By the time he faced Rafael Nadal, the second-seeded Spaniard, in the semifinals, even Tsonga wondered when he would "return to earth," as he put it to the French press. Not that night. In a virtuoso performance Tsonga didn't so much beat Nadal as render him just another admiring spectator, left to shake his head in wonderment at the tennis being played. Tsonga clubbed 49 winners to Nadal's 13 and out-aced him 17--2. After watching the match from a hotel room in Miami, San Antonio Spurs guard Tony Parker—who shares a French agent with Tsonga—was so charged with excitement that he couldn't sleep. "He's playing with zero pressure," said Nadal after the 6--2, 6--3, 6--2 massacre. "Everything is going good for him, every ball is hitting the line. It can't be his real level, no?"

There were strange doings in the other half of the men's draw as well. Slowed by a pretournament case of food poisoning, the Mighty Federer, two Grand Slam titles from tying Pete Sampras's career record of 14, never found his groove. In the third round he was pushed deep into a fifth set by Janko Tipsarevic, a little-known Serb. By contrast the third-seeded Djokovic ripped through his first five matches without dropping a set.

While most players revere Federer and regard him as a sort of benevolent despot, Djokovic, 20, goes light on the deference. His notorious player impersonations, a YouTube favorite, include a spoof of Federer's meticulousness. Djokovic's mother, Dijana, has already expressed the opinion that her son is better than Federer, just not as experienced. Last week Novak referred to Federer as "probably one of the best players this sport has ever had," not exactly gushing praise for a figure who even Rod Laver willingly concedes is the greatest of all time.

INSTEAD OF being galvanized by this brash challenger, Federer seemed annoyed. Playing Djokovic in the semifinals, Federer was impatient, fragile and unaccustomedly short-tempered. After he lost the first set, frustration was apparent on his face. Meanwhile, still ensconced in the Zone, Djokovic was almost frightening in his accuracy from the backcourt, and he served brilliantly.

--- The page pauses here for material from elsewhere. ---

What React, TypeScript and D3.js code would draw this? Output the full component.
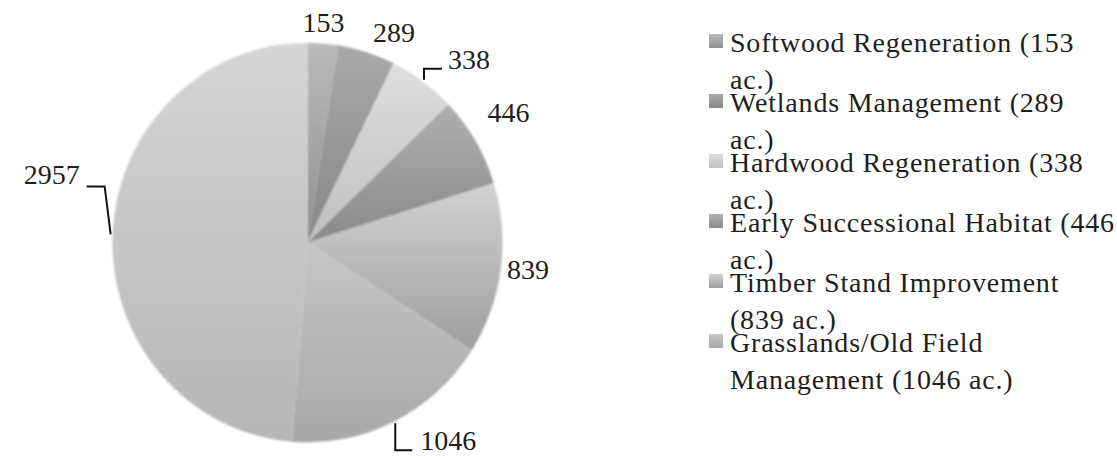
import * as d3 from "d3";

const values = [153, 289, 338, 446, 839, 1046, 2957];
const valueLabels = ["153", "289", "338", "446", "839", "1046", "2957"];
const legendLines = [
  ["Softwood Regeneration (153", "ac.)"],
  ["Wetlands Management (289", "ac.)"],
  ["Hardwood Regeneration (338", "ac.)"],
  ["Early Successional Habitat (446", "ac.)"],
  ["Timber Stand Improvement", "(839 ac.)"],
  ["Grasslands/Old Field", "Management (1046 ac.)"],
];
const topColors = ["#bababa", "#a9a9a9", "#dedede", "#afafaf", "#d2d2d2", "#c6c6c6", "#d5d5d5"];
const bottomColors = ["#909090", "#888888", "#c0c0c0", "#8a8a8a", "#9e9e9e", "#a8a8a8", "#b6b6b6"];

// label layout: plain labels get a nudge, others get a leader line
type LabelLayout =
  | { kind: "plain"; dx: number; dy: number }
  | { kind: "leader"; elbow: [number, number]; end: [number, number]; text: [number, number]; anchor: "start" | "end" };

const labelLayout: LabelLayout[] = [
  { kind: "plain", dx: -1, dy: 0.5 },
  { kind: "plain", dx: 21, dy: 1 },
  { kind: "leader", elbow: [0, -11], end: [18, -11], text: [6, -9], anchor: "start" },
  { kind: "plain", dx: 15, dy: -18 },
  { kind: "plain", dx: 6.5, dy: -2 },
  { kind: "leader", elbow: [0, 27], end: [17, 27], text: [8, -10], anchor: "start" },
  { kind: "leader", elbow: [-6, -48], end: [-24, -48], text: [-7, -12], anchor: "end" },
];

const width = 1117;
const height = 456;
const cx = 307.5;
const cy = 242.5;
const radius = 195;
const labelRadius = 216;
const squash = 1.025;
const font = "'Liberation Serif', 'Times New Roman', serif";

export default function App() {
  const pie = d3.pie<number>().sort(null).value((d) => d);
  const arcs = pie(values);
  const arc = d3.arc<d3.PieArcDatum<number>>().innerRadius(0).outerRadius(radius);

  const polar = (a: number, r: number): [number, number] => [
    cx + Math.sin(a) * r,
    cy - Math.cos(a) * r * squash,
  ];

  return (
    <svg
      width={width}
      height={height}
      style={{ position: "absolute", left: 0, top: 0, background: "#fff" }}
    >
      <defs>
        {values.map((_, i) => (
          <linearGradient key={i} id={`g${i}`} x1="0" y1="0" x2="0" y2="1">
            <stop offset="0%" stopColor={topColors[i]} />
            <stop offset="100%" stopColor={bottomColors[i]} />
          </linearGradient>
        ))}
        <filter id="soft" x="-5%" y="-5%" width="110%" height="110%">
          <feGaussianBlur stdDeviation="0.8" />
        </filter>
      </defs>

      <g transform={`translate(${cx},${cy}) scale(1,${squash})`} filter="url(#soft)">
        {arcs.map((a, i) => (
          <path key={i} d={arc(a) ?? ""} fill={`url(#g${i})`} />
        ))}
      </g>

      {arcs.map((a, i) => {
        const mid = (a.startAngle + a.endAngle) / 2;
        const lay = labelLayout[i];
        if (lay.kind === "plain") {
          const [x, y] = polar(mid, labelRadius);
          return (
            <text
              key={i}
              x={x + lay.dx}
              y={y + lay.dy}
              textAnchor="middle"
              dominantBaseline="central"
              fontFamily={font}
              fontSize={28}
              fill="#1e1e1e"
            >
              {valueLabels[i]}
            </text>
          );
        }
        const [x0, y0] = polar(mid, radius + 2);
        const ex = x0 + lay.elbow[0];
        const ey = y0 + lay.elbow[1];
        const tx = x0 + lay.end[0];
        const ty = y0 + lay.end[1];
        return (
          <g key={i}>
            <path
              d={`M${x0},${y0}L${ex},${ey}L${tx},${ty}`}
              fill="none"
              stroke="#111"
              strokeWidth={2}
            />
            <text
              x={tx + lay.text[0]}
              y={ty + lay.text[1]}
              textAnchor={lay.anchor}
              dominantBaseline="central"
              fontFamily={font}
              fontSize={28}
              fill="#1e1e1e"
            >
              {valueLabels[i]}
            </text>
          </g>
        );
      })}

      <g transform="translate(709,42)">
        {legendLines.map((lines, i) => (
          <g key={i} transform={`translate(0,${i * 60})`}>
            <rect x={0} y={-8} width={14} height={14} fill={`url(#g${i})`} />
            {lines.map((t, j) => (
              <text
                key={j}
                x={21}
                y={j * 37}
                dominantBaseline="central"
                fontFamily={font}
                fontSize={28}
                letterSpacing={0.8}
                fill="#1e1e1e"
              >
                {t}
              </text>
            ))}
          </g>
        ))}
      </g>
    </svg>
  );
}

His 7--5, 6--3, 7--6 win marked the first time since the 2005 Australian Open that a player other than Federer or Nadal would win a Grand Slam title.

Djokovic was so calm (cocky?) he had to be talked out of attending the Police concert the night before the final. The match took place amid an atmosphere worthy of a World Cup soccer game—the crowd was overwhelmingly pro Jo—and Tsonga sustained his impossibly high level of play, winning the first set with a running topspin lob that was so good it was almost silly.

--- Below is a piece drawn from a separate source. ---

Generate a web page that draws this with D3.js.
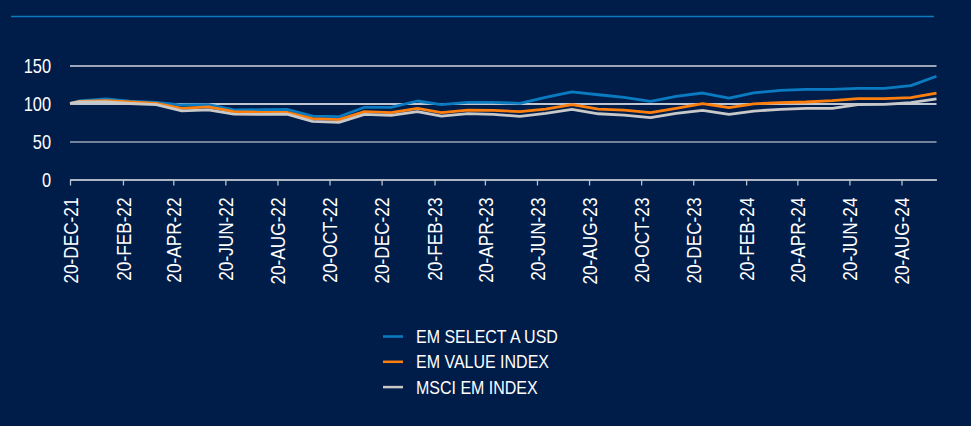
<!DOCTYPE html>
<html>
<head>
<meta charset="utf-8">
<script src="https://cdn.jsdelivr.net/npm/d3@7"></script>
<style>
  body { margin: 0; background: #001d4a; }
  svg { display: block; }
  text { font-family: "Liberation Sans", Arial, sans-serif; fill: #ffffff; }
</style>
</head>
<body>
<svg id="chart" width="971" height="426"></svg>
<script>
// data: index level, start 20-Dec-21 then month ends
const dates = [
  "2021-12-20", "2021-12-31",
  "2022-01-31", "2022-02-28", "2022-03-31", "2022-04-30", "2022-05-31", "2022-06-30",
  "2022-07-31", "2022-08-31", "2022-09-30", "2022-10-31", "2022-11-30", "2022-12-31",
  "2023-01-31", "2023-02-28", "2023-03-31", "2023-04-30", "2023-05-31", "2023-06-30",
  "2023-07-31", "2023-08-31", "2023-09-30", "2023-10-31", "2023-11-30", "2023-12-31",
  "2024-01-31", "2024-02-29", "2024-03-31", "2024-04-30", "2024-05-31", "2024-06-30",
  "2024-07-31", "2024-08-31", "2024-09-30"
];
const emSelect = [
  100, 103.5,
  106, 103, 101.5, 98, 98.5, 91.5,
  91.8, 92.3, 83.5, 82.6, 95, 95,
  103.3, 98.5, 101.5, 101.5, 100.2, 108.1,
  115.4, 111.5, 108.1, 102.9, 109.5, 113.8,
  107.2, 114, 117.4, 118.7, 118.7, 120,
  120, 123.5, 135.8
];
const emValue = [
  100, 102.8,
  103.7, 102, 100.2, 93.7, 95.6, 89.2,
  88.4, 88.4, 80, 78.7, 89.2, 88,
  93.7, 88, 91.4, 91, 89.2, 92.7,
  98.5, 92.5, 91.4, 88, 93.7, 99.8,
  94.5, 99.5, 101.2, 102, 103.7, 106.4,
  106.4, 107.7, 113.8
];
const msciEm = [
  100, 102,
  102, 100, 98.5, 90.3, 91.5, 85.9,
  85.7, 86, 76.5, 75.2, 85.7, 84.4,
  89.2, 83.5, 86.6, 85.7, 83.1, 87,
  92.3, 86.5, 84.8, 81.3, 87, 91,
  85.8, 90.1, 92.3, 93.7, 93.7, 98.5,
  98.9, 101, 106
];
const seriesNames = ["EM SELECT A USD", "EM VALUE INDEX", "MSCI EM INDEX"];
const seriesColors = ["#0a7bc1", "#ff7f0e", "#c8c8c8"];
const yTicks = [0, 50, 100, 150];
const xTickLabels = [
  "20-DEC-21", "20-FEB-22", "20-APR-22", "20-JUN-22", "20-AUG-22", "20-OCT-22",
  "20-DEC-22", "20-FEB-23", "20-APR-23", "20-JUN-23", "20-AUG-23", "20-OCT-23",
  "20-DEC-23", "20-FEB-24", "20-APR-24", "20-JUN-24", "20-AUG-24"
];

const svg = d3.select("#chart");
const parseDate = d3.utcParse("%Y-%m-%d");
const parseTick = d3.utcParse("%d-%b-%y");

const rows = dates.map((d, i) => ({
  date: parseDate(d),
  values: [emSelect[i], emValue[i], msciEm[i]]
}));

const plotLeft = 70, plotRight = 936.5, plotTop = 65.5, plotBottom = 179.5;
const squeeze = 0.84; // condensed look from a regular font

const x = d3.scaleUtc()
  .domain(d3.extent(rows, d => d.date))
  .range([plotLeft, plotRight]);

const y = d3.scaleLinear()
  .domain([0, 150])
  .range([plotBottom, plotTop]);

// top rule
svg.append("line")
  .attr("x1", 11).attr("x2", 934)
  .attr("y1", 16.5).attr("y2", 16.5)
  .attr("stroke", "#0a7bc1")
  .attr("stroke-width", 1.5);

// y axis + gridlines
const gridColor = { 0: "#b9c1cd", 50: "#9aa5b6", 100: "#ffffff", 150: "#d0d5de" };
const yAxis = svg.append("g")
  .attr("transform", `translate(${plotLeft},0)`)
  .call(d3.axisLeft(y).tickValues(yTicks).tickSize(-(plotRight - plotLeft)).tickPadding(19));
yAxis.select(".domain").remove();
yAxis.selectAll("line")
  .attr("stroke", d => gridColor[d])
  .attr("stroke-width", 1.3);
yAxis.selectAll("text")
  .attr("x", -19 / 0.82)
  .attr("transform", "scale(0.82,1)")
  .attr("dy", "0.36em")
  .style("font-size", "20px");

// x axis
const xAxis = svg.append("g")
  .attr("transform", `translate(0,${plotBottom})`)
  .call(d3.axisBottom(x)
    .tickValues(xTickLabels.map(parseTick))
    .tickFormat(d => d3.utcFormat("%d-%b-%y")(d).toUpperCase())
    .tickSize(6)
    .tickSizeOuter(0));
xAxis.select(".domain").attr("stroke", "#b9c1cd").attr("stroke-width", 1.3);
xAxis.selectAll("line").attr("stroke", "#b9c1cd").attr("stroke-width", 1.3);
xAxis.selectAll("text")
  .attr("transform", `rotate(-90) scale(${squeeze},1)`)
  .attr("x", -18 / squeeze)
  .attr("y", 0)
  .attr("dy", "0.36em")
  .style("text-anchor", "end")
  .style("font-size", "20.5px");

// lines
const line = d3.line()
  .x(d => x(d.date))
  .y(d => y(d.v));

seriesNames.forEach((name, i) => {
  svg.append("path")
    .datum(rows.map(r => ({ date: r.date, v: r.values[i] })))
    .attr("fill", "none")
    .attr("stroke", seriesColors[i])
    .attr("stroke-width", 2.8)
    .attr("stroke-linejoin", "round")
    .attr("d", line);
});

// legend
const legend = svg.append("g").attr("transform", "translate(383,336.5)");
seriesNames.forEach((name, i) => {
  const row = legend.append("g").attr("transform", `translate(0,${i * 25.3})`);
  row.append("line")
    .attr("x1", 0).attr("x2", 20)
    .attr("stroke", seriesColors[i])
    .attr("stroke-width", 2.5);
  row.append("text")
    .attr("transform", "translate(33,0) scale(0.865,1)")
    .attr("dy", "0.36em")
    .style("font-size", "18.5px")
    .text(name);
});
</script>
</body>
</html>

Then an hour into the match, just like that, Tsonga left the Zone. He lost the radar on his serve. A few of his mishits risked hitting Sting, who was sitting a dozen or so rows from the court. Tsonga's decision-making deserted him too. Djokovic, though, continued his unerring play and seized the match. When Tsonga belted his 41st unforced error, punctuating a 4--6, 6--4, 6--3, 7--6 defeat, Djokovic dropped his racket, fell to his knees and kissed the court. He had won his first Grand Slam title, and one has to believe there are more where that came from. "I'm going to be more relieved now, coming as a Grand Slam champion to all the tournaments in this season," he says. "I play my best tennis on the most important events, so it's encouraging."

It was well into Monday morning when Djokovic finally left the complex. As he made his way to his courtesy car, a security guard called after Djokovic to congratulate him. The new champion kept walking. Maybe he hadn't heard the man. Or maybe he was simply still in the Zone.